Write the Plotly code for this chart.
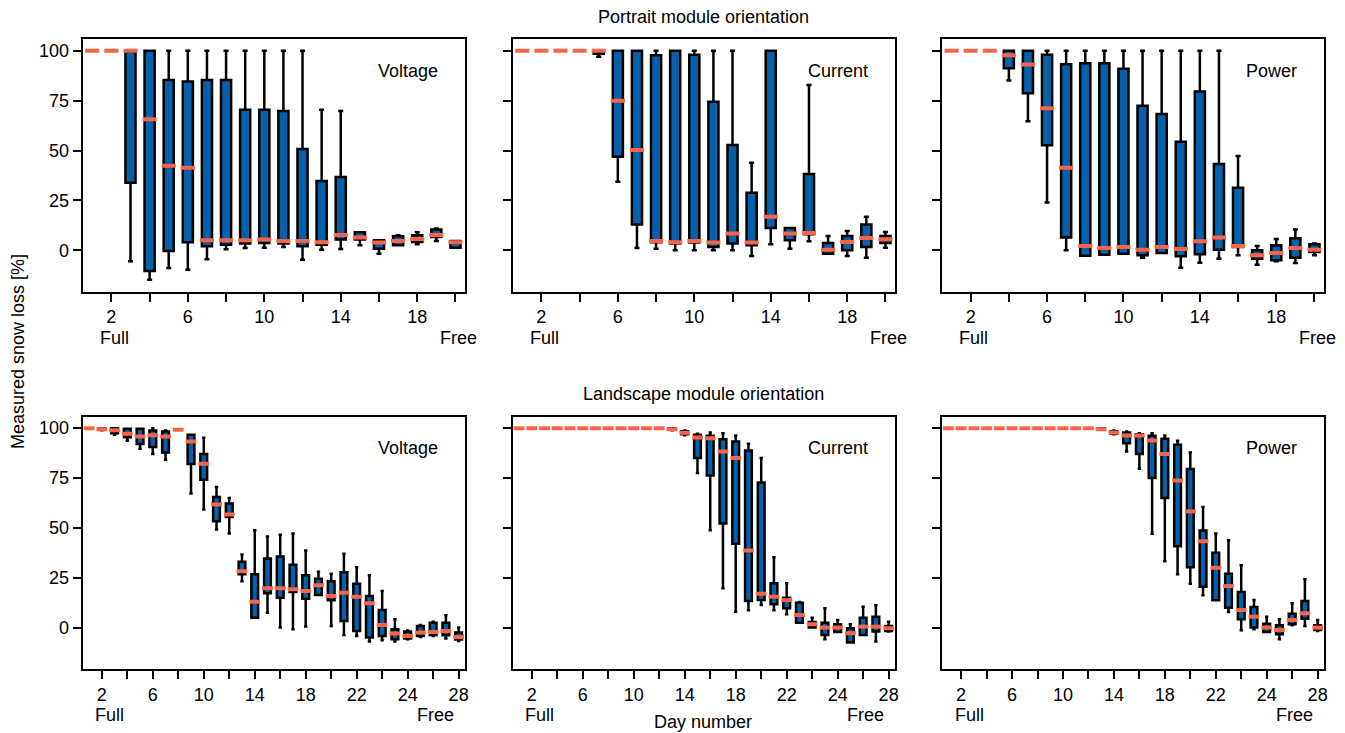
import plotly.graph_objects as go

# ---- data -------------------------------------------------------------
days_portrait = list(range(1, 21))
days_landscape = list(range(1, 31))

# Portrait, voltage
pv_low = [100, 100, -5.5, -14.7, -8.9, -9.7, -4.5, 0.5, 1.2, 1.3, 1.7, -4.7, 0.3, 0.7, 2.5, -1.7, 2.5, 3.0, 4.7, 1.3]
pv_q1 = [100, 100, 33.8, -10.4, -0.3, 4.0, 2.0, 2.8, 3.4, 3.7, 3.4, 2.0, 2.8, 5.4, 5.4, 0.8, 2.5, 4.2, 6.7, 1.3]
pv_med = [100, 100, 100, 65.7, 42.4, 41.4, 5.0, 5.0, 5.0, 5.4, 4.7, 4.7, 4.0, 7.7, 6.4, 3.9, 4.7, 5.7, 7.7, 4.0]
pv_q3 = [100, 100, 100, 100, 85.4, 84.6, 85.4, 85.4, 70.4, 70.4, 69.8, 50.8, 34.7, 36.7, 9.0, 5.0, 7.0, 7.5, 10.4, 4.7]
pv_high = [100, 100, 100, 100, 100, 100, 100, 100, 100, 100, 100, 100, 70.4, 69.8, 9.0, 5.0, 7.5, 9.0, 10.9, 4.7]

# Portrait, current
pc_low = [100, 100, 100, 100, 97.0, 34.3, 1.2, 0.8, 0.0, 0.0, 0.0, 0.0, -2.8, 3.0, 0.8, 4.5, -1.7, -2.8, -3.7, 1.3]
pc_q1 = [100, 100, 100, 100, 98.5, 46.9, 12.9, 4.0, 3.4, 3.9, 1.7, 3.4, 2.5, 11.2, 5.0, 8.0, -1.7, 0.0, 1.7, 3.7]
pc_med = [100, 100, 100, 100, 100, 75.0, 50.3, 4.7, 4.0, 4.7, 3.9, 8.4, 3.9, 16.8, 8.4, 8.7, 0.3, 4.2, 6.2, 5.5]
pc_q3 = [100, 100, 100, 100, 100, 100, 100, 97.7, 100, 98.0, 74.5, 52.8, 28.8, 100, 11.2, 38.2, 3.7, 7.2, 12.9, 7.2]
pc_high = [100, 100, 100, 100, 100, 100, 100, 100, 100, 100, 100, 100, 43.9, 100, 11.2, 82.9, 7.2, 9.7, 16.8, 9.2]

# Portrait, power
pp_low = [100, 100, 100, 85.1, 64.7, 24.0, 0.0, -2.7, -2.2, -1.7, -3.7, -1.3, -8.7, -6.2, -4.2, -2.5, -7.2, -5.5, -6.4, -2.5]
pp_q1 = [100, 100, 100, 91.3, 78.7, 52.6, 6.4, -2.7, -2.2, -1.7, -2.5, -1.3, -3.0, -2.0, 0.3, 1.7, -4.2, -5.0, -3.7, -0.8]
pp_med = [100, 100, 100, 97.7, 93.1, 71.2, 41.4, 2.2, 1.2, 1.7, 0.3, 1.7, 0.7, 4.5, 6.4, 2.2, -2.5, -1.3, 1.2, 0.3]
pp_q3 = [100, 100, 100, 100, 100, 98.0, 93.3, 93.8, 93.8, 91.0, 72.5, 68.3, 54.4, 79.6, 43.2, 31.3, 0.0, 2.5, 6.0, 3.0]
pp_high = [100, 100, 100, 100, 100, 100, 100, 100, 100, 100, 100, 100, 100, 100, 100, 47.2, 2.2, 5.7, 10.4, 3.4]

# Landscape, voltage
lv_low = [100, 99.0, 96.7, 93.7, 89.7, 87.0, 84.2, 99.2, 67.2, 59.2, 49.2, 47.2, 23.3, 5.0, 7.5,
          0.0, -0.8, 0.5, 16.3, 0.8, -3.7, -4.2, -7.0, -6.3, -7.0, -5.8, -4.7, -4.2, -5.5, -6.7]
lv_q1 = [100, 99.2, 97.5, 95.5, 92.0, 90.5, 87.8, 99.2, 82.0, 74.2, 53.3, 55.5, 26.7, 5.0, 17.2,
         15.0, 17.8, 14.5, 16.3, 13.7, 3.3, -1.7, -5.0, -4.2, -5.8, -5.5, -4.2, -3.7, -3.8, -6.0]
lv_med = [100, 99.5, 99.0, 97.2, 95.8, 96.5, 95.8, 99.2, 93.3, 82.2, 61.7, 56.7, 28.3, 13.0, 19.7,
          19.7, 19.2, 18.3, 21.3, 15.8, 17.5, 15.5, 12.2, 1.3, -3.0, -4.2, -2.5, -2.2, -1.7, -4.7]
lv_q3 = [100, 99.8, 100, 99.7, 99.7, 98.8, 98.3, 99.2, 96.7, 87.0, 65.5, 62.2, 33.0, 26.7, 34.7,
         35.7, 31.5, 26.2, 24.5, 23.3, 27.8, 22.0, 15.8, 8.8, -0.8, -2.0, 0.8, 2.5, 2.5, -2.5]
lv_high = [100, 100, 100, 99.7, 99.7, 100, 98.8, 99.5, 96.7, 95.2, 70.5, 65.0, 36.7, 48.8, 45.7,
           46.5, 47.2, 38.7, 28.0, 27.0, 37.0, 30.3, 26.2, 18.3, 4.2, -1.5, 1.3, 3.0, 6.2, 0.0]

# Landscape, current
lc_low = [100] * 12 + [99.0, 96.5, 77.5, 48.8, 19.7, 8.0, 8.7, 11.3, 8.7, 6.7, 2.5, 0.0, -5.8, -2.2, -7.5, -3.7, -7.0, -2.0]
lc_q1 = [100] * 12 + [99.2, 97.0, 85.0, 76.3, 52.2, 42.0, 13.3, 13.8, 11.7, 9.7, 2.5, 0.0, -3.7, -2.2, -7.5, -3.7, -2.0, -1.7]
lc_med = [100] * 12 + [99.5, 97.7, 95.3, 95.0, 88.3, 85.0, 38.7, 17.0, 15.5, 13.8, 6.3, 1.7, 0.0, 0.0, -2.8, 0.5, 0.5, -0.3]
lc_q3 = [100] * 12 + [100, 98.5, 96.7, 96.2, 94.5, 93.3, 88.8, 72.8, 22.2, 15.0, 12.5, 2.8, 2.5, 1.7, -0.3, 5.0, 5.5, 0.8]
lc_high = [100] * 12 + [100, 98.8, 97.2, 97.8, 97.5, 96.3, 92.2, 85.0, 35.3, 22.2, 12.8, 5.0, 9.7, 3.8, 1.7, 10.5, 11.2, 3.0]

# Landscape, power
lp_low = [100] * 12 + [99.2, 97.0, 88.3, 79.7, 47.0, 33.3, 26.7, 22.0, 16.2, 13.7, 7.8, -1.3, -0.8, -2.2, -5.8, 1.2, 0.8, -1.7]
lp_q1 = [100] * 12 + [99.3, 97.3, 92.5, 87.0, 75.0, 65.0, 40.8, 30.3, 20.5, 13.7, 10.0, 4.2, 0.0, -2.2, -3.3, 1.7, 4.5, -1.2]
lp_med = [100] * 12 + [99.5, 97.8, 96.3, 96.3, 93.8, 87.0, 73.8, 58.3, 43.3, 30.0, 20.8, 8.8, 5.5, 0.0, -1.2, 3.8, 7.2, 0.0]
lp_q3 = [100] * 12 + [100, 98.5, 97.8, 97.0, 96.2, 94.7, 91.7, 79.5, 48.7, 37.5, 27.0, 17.8, 10.3, 2.0, 1.2, 7.0, 13.3, 1.2]
lp_high = [100] * 12 + [100, 98.8, 98.3, 97.5, 97.5, 96.3, 93.7, 87.8, 60.5, 47.2, 43.8, 31.3, 13.8, 5.5, 4.2, 12.2, 24.2, 3.8]

panel_names = ["Voltage", "Current", "Power", "Voltage", "Current", "Power"]
row_titles = ["Portrait module orientation", "Landscape module orientation"]

# tick labels
portrait_tickvals = list(range(2, 21, 2))
portrait_ticktext = ["2", "", "6", "", "10", "", "14", "", "18", ""]
landscape_tickvals = list(range(2, 31, 2))
landscape_ticktext = ["2", "", "6", "", "10", "", "14", "", "18", "", "22", "", "24", "", "28"]

panels = [
    (days_portrait, pv_low, pv_q1, pv_med, pv_q3, pv_high),
    (days_portrait, pc_low, pc_q1, pc_med, pc_q3, pc_high),
    (days_portrait, pp_low, pp_q1, pp_med, pp_q3, pp_high),
    (days_landscape, lv_low, lv_q1, lv_med, lv_q3, lv_high),
    (days_landscape, lc_low, lc_q1, lc_med, lc_q3, lc_high),
    (days_landscape, lp_low, lp_q1, lp_med, lp_q3, lp_high),
]

# ---- styling ----------------------------------------------------------
W, H = 1345, 733
FONT = "Liberation Sans, Arial, sans-serif"
BOX_FILL = "#0560ab"
MEDIAN = "#ff6347"
BOX_WIDTH = 0.53

col_px = [(82.7, 465.0), (512.7, 895.0), (942.0, 1324.0)]
row_px = [(39.3, 291.7), (416.7, 669.0)]

fig = go.Figure()

for k, (days, lo, q1, med, q3, hi) in enumerate(panels):
    idx = k + 1
    xa = "x" if idx == 1 else f"x{idx}"
    ya = "y" if idx == 1 else f"y{idx}"
    fig.add_trace(go.Box(
        x=days, q1=q1, median=med, q3=q3, lowerfence=lo, upperfence=hi,
        width=BOX_WIDTH, whiskerwidth=0.5, boxpoints=False,
        fillcolor=BOX_FILL, line=dict(color="black", width=2.5),
        xaxis=xa, yaxis=ya, hoverinfo="skip", showlegend=False,
    ))
    # median bars, slightly wider than the box outline
    px_per_day = (col_px[0][1] - col_px[0][0]) / (len(days))
    hw = BOX_WIDTH / 2 + 2.0 / px_per_day
    mx, my = [], []
    for d, m in zip(days, med):
        mx += [d - hw, d + hw, None]
        my += [m, m, None]
    fig.add_trace(go.Scatter(
        x=mx, y=my, mode="lines", line=dict(color=MEDIAN, width=4),
        xaxis=xa, yaxis=ya, hoverinfo="skip", showlegend=False,
    ))

axis_common = dict(
    showline=True, mirror=True, linecolor="black", linewidth=2,
    ticks="outside", ticklen=8, tickwidth=2, tickcolor="black",
    showgrid=False, zeroline=False,
    tickfont=dict(family=FONT, size=18, color="black"),
    automargin=False,
)

layout = dict(
    width=W, height=H, margin=dict(l=0, r=0, t=0, b=0),
    paper_bgcolor="white", plot_bgcolor="white", showlegend=False,
    font=dict(family=FONT, size=18, color="black"),
)

annotations = []
for k in range(6):
    idx = k + 1
    row = 0 if k < 3 else 1
    col = k % 3
    x0, x1 = col_px[col]
    y0, y1 = row_px[row]
    xname = "xaxis" if idx == 1 else f"xaxis{idx}"
    yname = "yaxis" if idx == 1 else f"yaxis{idx}"
    ndays = 20 if row == 0 else 30
    layout[xname] = dict(
        axis_common,
        domain=[x0 / W, x1 / W],
        anchor="y" if idx == 1 else f"y{idx}",
        range=[0.5, ndays + 0.5],
        tickmode="array",
        tickvals=portrait_tickvals if row == 0 else landscape_tickvals,
        ticktext=portrait_ticktext if row == 0 else landscape_ticktext,
        ticklabelstandoff=0,
    )
    layout[yname] = dict(
        axis_common,
        domain=[1 - y1 / H, 1 - y0 / H],
        anchor="x" if idx == 1 else f"x{idx}",
        range=[-20.75, 105.75],
        tickmode="array", tickvals=[0, 25, 50, 75, 100],
        showticklabels=(col == 0),
    )
    xdom = "x domain" if idx == 1 else f"x{idx} domain"
    ydom = "y domain" if idx == 1 else f"y{idx} domain"
    annotations.append(dict(
        text=panel_names[k], xref=xdom, yref=ydom, x=0.935, y=0.874,
        xanchor="right", yanchor="middle", showarrow=False,
        font=dict(family=FONT, size=18, color="black"),
    ))
    full_off = 31.3 if row == 0 else 27.0
    free_off = 375.6 if row == 0 else 352.8
    below = 46.0
    for txt, off in (("Full", full_off), ("Free", free_off)):
        annotations.append(dict(
            text=txt, xref="paper", yref="paper",
            x=(x0 + off) / W, y=1 - (y1 + below) / H,
            xanchor="center", yanchor="middle", showarrow=False,
            font=dict(family=FONT, size=18, color="black"),
        ))

annotations.append(dict(
    text=row_titles[0], xref="paper", yref="paper", x=703 / W, y=1 - 17 / H,
    xanchor="center", yanchor="middle", showarrow=False,
    font=dict(family=FONT, size=18, color="black")))
annotations.append(dict(
    text=row_titles[1], xref="paper", yref="paper", x=703 / W, y=1 - 394 / H,
    xanchor="center", yanchor="middle", showarrow=False,
    font=dict(family=FONT, size=18, color="black")))
annotations.append(dict(
    text="Day number", xref="paper", yref="paper", x=703 / W, y=1 - 722 / H,
    xanchor="center", yanchor="middle", showarrow=False,
    font=dict(family=FONT, size=18, color="black")))
annotations.append(dict(
    text="Measured snow loss [%]", xref="paper", yref="paper", x=18 / W, y=1 - 352 / H,
    xanchor="center", yanchor="middle", showarrow=False, textangle=-90,
    font=dict(family=FONT, size=18, color="black")))

layout["annotations"] = annotations
fig.update_layout(**layout)

fig.write_html("out.html")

· · · · ·

TO BE DONE: From the first line above down to the line with "9.7, 16.8, 9.2]", reproduce every line and no others, omitting pictures.

FULL RESPONSE:
Write the Plotly code for this chart.
import plotly.graph_objects as go

# ---- data -------------------------------------------------------------
days_portrait = list(range(1, 21))
days_landscape = list(range(1, 31))

# Portrait, voltage
pv_low = [100, 100, -5.5, -14.7, -8.9, -9.7, -4.5, 0.5, 1.2, 1.3, 1.7, -4.7, 0.3, 0.7, 2.5, -1.7, 2.5, 3.0, 4.7, 1.3]
pv_q1 = [100, 100, 33.8, -10.4, -0.3, 4.0, 2.0, 2.8, 3.4, 3.7, 3.4, 2.0, 2.8, 5.4, 5.4, 0.8, 2.5, 4.2, 6.7, 1.3]
pv_med = [100, 100, 100, 65.7, 42.4, 41.4, 5.0, 5.0, 5.0, 5.4, 4.7, 4.7, 4.0, 7.7, 6.4, 3.9, 4.7, 5.7, 7.7, 4.0]
pv_q3 = [100, 100, 100, 100, 85.4, 84.6, 85.4, 85.4, 70.4, 70.4, 69.8, 50.8, 34.7, 36.7, 9.0, 5.0, 7.0, 7.5, 10.4, 4.7]
pv_high = [100, 100, 100, 100, 100, 100, 100, 100, 100, 100, 100, 100, 70.4, 69.8, 9.0, 5.0, 7.5, 9.0, 10.9, 4.7]

# Portrait, current
pc_low = [100, 100, 100, 100, 97.0, 34.3, 1.2, 0.8, 0.0, 0.0, 0.0, 0.0, -2.8, 3.0, 0.8, 4.5, -1.7, -2.8, -3.7, 1.3]
pc_q1 = [100, 100, 100, 100, 98.5, 46.9, 12.9, 4.0, 3.4, 3.9, 1.7, 3.4, 2.5, 11.2, 5.0, 8.0, -1.7, 0.0, 1.7, 3.7]
pc_med = [100, 100, 100, 100, 100, 75.0, 50.3, 4.7, 4.0, 4.7, 3.9, 8.4, 3.9, 16.8, 8.4, 8.7, 0.3, 4.2, 6.2, 5.5]
pc_q3 = [100, 100, 100, 100, 100, 100, 100, 97.7, 100, 98.0, 74.5, 52.8, 28.8, 100, 11.2, 38.2, 3.7, 7.2, 12.9, 7.2]
pc_high = [100, 100, 100, 100, 100, 100, 100, 100, 100, 100, 100, 100, 43.9, 100, 11.2, 82.9, 7.2, 9.7, 16.8, 9.2]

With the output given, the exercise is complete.